Afterward, I hope to talk about it in a LOT of places, spreading the concept and enlisting aid to get the ball rolling. At some point, there will be a book, a website, local groups, large-scale crowd-sourcing, a creative buzz roiling with possibilities. And then … something magnificent and new will begin to take shape.
It’s a puppy of an idea at present, and I know it. Something little and clumsy, with rumpled fur, maybe a little bit stinky, somewhat silly as it stumbles its way into the daylight. But also, I hope, something happily magnetic. Something that makes you want to pick it up and study it for its hidden possibilities. Something that makes you want to snuggle it and unconsciously think “I like this little guy! Let’s keep him and feed him and train him! I want him in my life. I want to see what he grows up to be.”
That effort, which I picture as eventually worldwide, will require the good-natured, well-intentioned early creative input of hundreds, then thousands of people. Creators. Sculptors. Architects of this new cultural concept. Both idea people and critics who understand that the goal is to build.
I know there will be some large portion of “That won’t work because …” and that’s complete understandable. We’re all editors of the ideas and personalities around us, and some of us are not always aware of whatever larger goal might be included in each new endeavor. I’m guilty of it myself on occasion.

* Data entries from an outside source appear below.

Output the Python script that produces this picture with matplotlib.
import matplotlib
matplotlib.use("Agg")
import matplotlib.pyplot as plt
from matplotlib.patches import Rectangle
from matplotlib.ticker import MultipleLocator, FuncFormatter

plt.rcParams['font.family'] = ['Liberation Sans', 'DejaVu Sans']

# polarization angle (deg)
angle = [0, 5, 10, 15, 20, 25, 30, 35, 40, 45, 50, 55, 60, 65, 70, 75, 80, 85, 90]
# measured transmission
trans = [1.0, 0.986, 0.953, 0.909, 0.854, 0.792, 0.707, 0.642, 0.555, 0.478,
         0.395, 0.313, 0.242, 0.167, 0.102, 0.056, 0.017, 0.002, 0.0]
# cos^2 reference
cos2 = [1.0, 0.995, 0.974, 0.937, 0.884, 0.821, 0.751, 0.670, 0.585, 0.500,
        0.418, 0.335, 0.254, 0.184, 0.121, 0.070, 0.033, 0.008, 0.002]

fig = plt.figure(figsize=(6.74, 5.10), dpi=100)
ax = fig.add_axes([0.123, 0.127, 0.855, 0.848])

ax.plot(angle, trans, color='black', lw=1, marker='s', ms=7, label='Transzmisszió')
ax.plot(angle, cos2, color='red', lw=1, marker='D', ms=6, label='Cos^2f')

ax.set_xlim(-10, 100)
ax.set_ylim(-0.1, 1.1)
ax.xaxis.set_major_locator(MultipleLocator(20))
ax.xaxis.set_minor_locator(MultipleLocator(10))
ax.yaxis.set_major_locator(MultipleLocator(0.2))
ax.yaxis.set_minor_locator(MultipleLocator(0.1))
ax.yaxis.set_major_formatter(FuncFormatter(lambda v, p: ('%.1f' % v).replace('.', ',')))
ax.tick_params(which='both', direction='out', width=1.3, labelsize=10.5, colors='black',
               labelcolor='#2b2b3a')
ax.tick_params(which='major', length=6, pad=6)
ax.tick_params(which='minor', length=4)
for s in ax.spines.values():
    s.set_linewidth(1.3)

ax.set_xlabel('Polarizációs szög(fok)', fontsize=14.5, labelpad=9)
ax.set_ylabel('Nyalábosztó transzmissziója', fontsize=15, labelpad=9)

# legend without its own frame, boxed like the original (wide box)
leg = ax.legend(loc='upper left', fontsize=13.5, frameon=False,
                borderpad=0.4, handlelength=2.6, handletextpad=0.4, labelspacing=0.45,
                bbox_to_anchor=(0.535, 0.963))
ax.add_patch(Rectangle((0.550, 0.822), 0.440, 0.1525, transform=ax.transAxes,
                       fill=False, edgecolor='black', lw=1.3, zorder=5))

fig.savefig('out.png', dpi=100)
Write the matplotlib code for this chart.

And certainly every new thing deserves a liberal amount of critical study.
What I hope, though, is that there will be enough of the brainstorming desire among the people the idea is meant to appeal to, a willingness among them (us!) to say “Hey, cool idea! Let’s have fun with it, see what we can come up with!” to keep it alive through its stumbly, gawky puppy years.
Because at some point, I think we atheists and humanists and progressives, we environmentalists and war-resisters, we fans of freedom and social justice and economic opportunity, we people who want to actually survive on crumbling Planet Earth, are going to very much wish we had a loving, protective Big Dog on our side.